* Begin *

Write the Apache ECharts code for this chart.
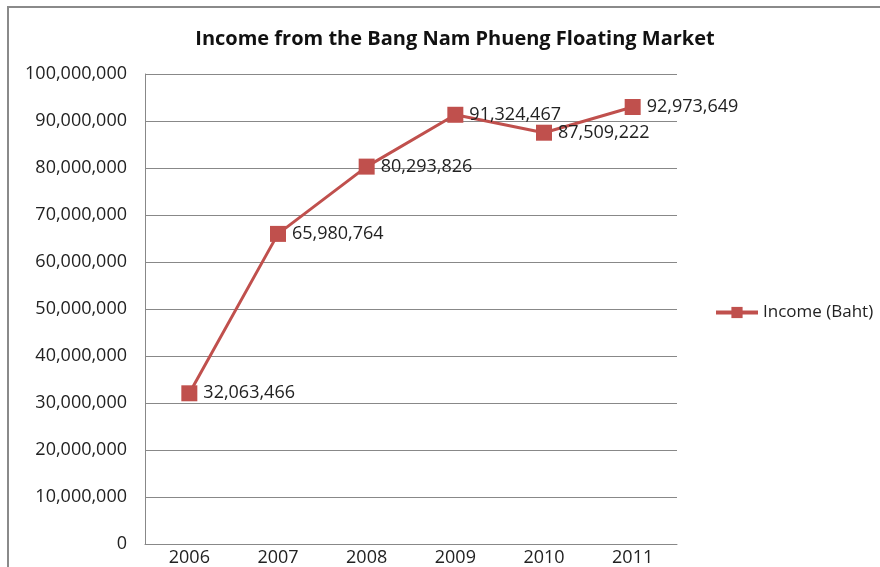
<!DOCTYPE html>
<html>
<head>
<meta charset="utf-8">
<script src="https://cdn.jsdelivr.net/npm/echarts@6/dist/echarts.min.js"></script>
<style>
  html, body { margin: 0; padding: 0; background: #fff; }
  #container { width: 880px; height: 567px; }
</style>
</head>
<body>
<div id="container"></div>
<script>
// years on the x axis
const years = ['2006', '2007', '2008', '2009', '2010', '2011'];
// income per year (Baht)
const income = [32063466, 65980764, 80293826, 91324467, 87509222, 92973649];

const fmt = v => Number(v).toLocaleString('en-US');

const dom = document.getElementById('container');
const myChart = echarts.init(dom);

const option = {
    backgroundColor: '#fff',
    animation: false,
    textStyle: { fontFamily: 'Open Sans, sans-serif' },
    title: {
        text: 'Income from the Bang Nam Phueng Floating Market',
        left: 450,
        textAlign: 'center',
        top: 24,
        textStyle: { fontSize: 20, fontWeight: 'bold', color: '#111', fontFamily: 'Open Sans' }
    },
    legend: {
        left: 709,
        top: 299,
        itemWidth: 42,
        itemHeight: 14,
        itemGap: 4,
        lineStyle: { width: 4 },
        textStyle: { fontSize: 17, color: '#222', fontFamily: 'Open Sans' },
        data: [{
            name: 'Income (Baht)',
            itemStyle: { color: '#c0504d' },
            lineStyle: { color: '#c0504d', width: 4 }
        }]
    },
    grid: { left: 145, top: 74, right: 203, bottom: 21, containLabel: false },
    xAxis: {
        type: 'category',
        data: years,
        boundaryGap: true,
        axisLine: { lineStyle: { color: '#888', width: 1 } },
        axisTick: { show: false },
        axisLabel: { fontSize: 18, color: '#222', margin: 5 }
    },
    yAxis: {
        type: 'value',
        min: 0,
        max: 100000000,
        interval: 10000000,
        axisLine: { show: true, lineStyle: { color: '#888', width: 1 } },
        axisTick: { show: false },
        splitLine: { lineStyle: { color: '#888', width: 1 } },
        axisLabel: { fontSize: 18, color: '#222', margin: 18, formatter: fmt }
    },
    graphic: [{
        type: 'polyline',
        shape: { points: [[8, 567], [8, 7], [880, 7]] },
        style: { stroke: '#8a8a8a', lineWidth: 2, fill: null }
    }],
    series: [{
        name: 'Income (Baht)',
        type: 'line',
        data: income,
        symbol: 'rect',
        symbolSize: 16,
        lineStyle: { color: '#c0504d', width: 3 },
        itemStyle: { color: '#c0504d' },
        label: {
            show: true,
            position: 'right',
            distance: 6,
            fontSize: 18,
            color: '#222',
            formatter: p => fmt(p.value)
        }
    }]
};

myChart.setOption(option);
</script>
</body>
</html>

* End *

# Task instructions:
Quote, please, every line of the material above from its start through the line that has "const myChart = echarts.init(dom);", reproducing the words exactly and dropping any images.

# Exercise result:
Write the Apache ECharts code for this chart.
<!DOCTYPE html>
<html>
<head>
<meta charset="utf-8">
<script src="https://cdn.jsdelivr.net/npm/echarts@6/dist/echarts.min.js"></script>
<style>
  html, body { margin: 0; padding: 0; background: #fff; }
  #container { width: 880px; height: 567px; }
</style>
</head>
<body>
<div id="container"></div>
<script>
// years on the x axis
const years = ['2006', '2007', '2008', '2009', '2010', '2011'];
// income per year (Baht)
const income = [32063466, 65980764, 80293826, 91324467, 87509222, 92973649];

const fmt = v => Number(v).toLocaleString('en-US');

const dom = document.getElementById('container');
const myChart = echarts.init(dom);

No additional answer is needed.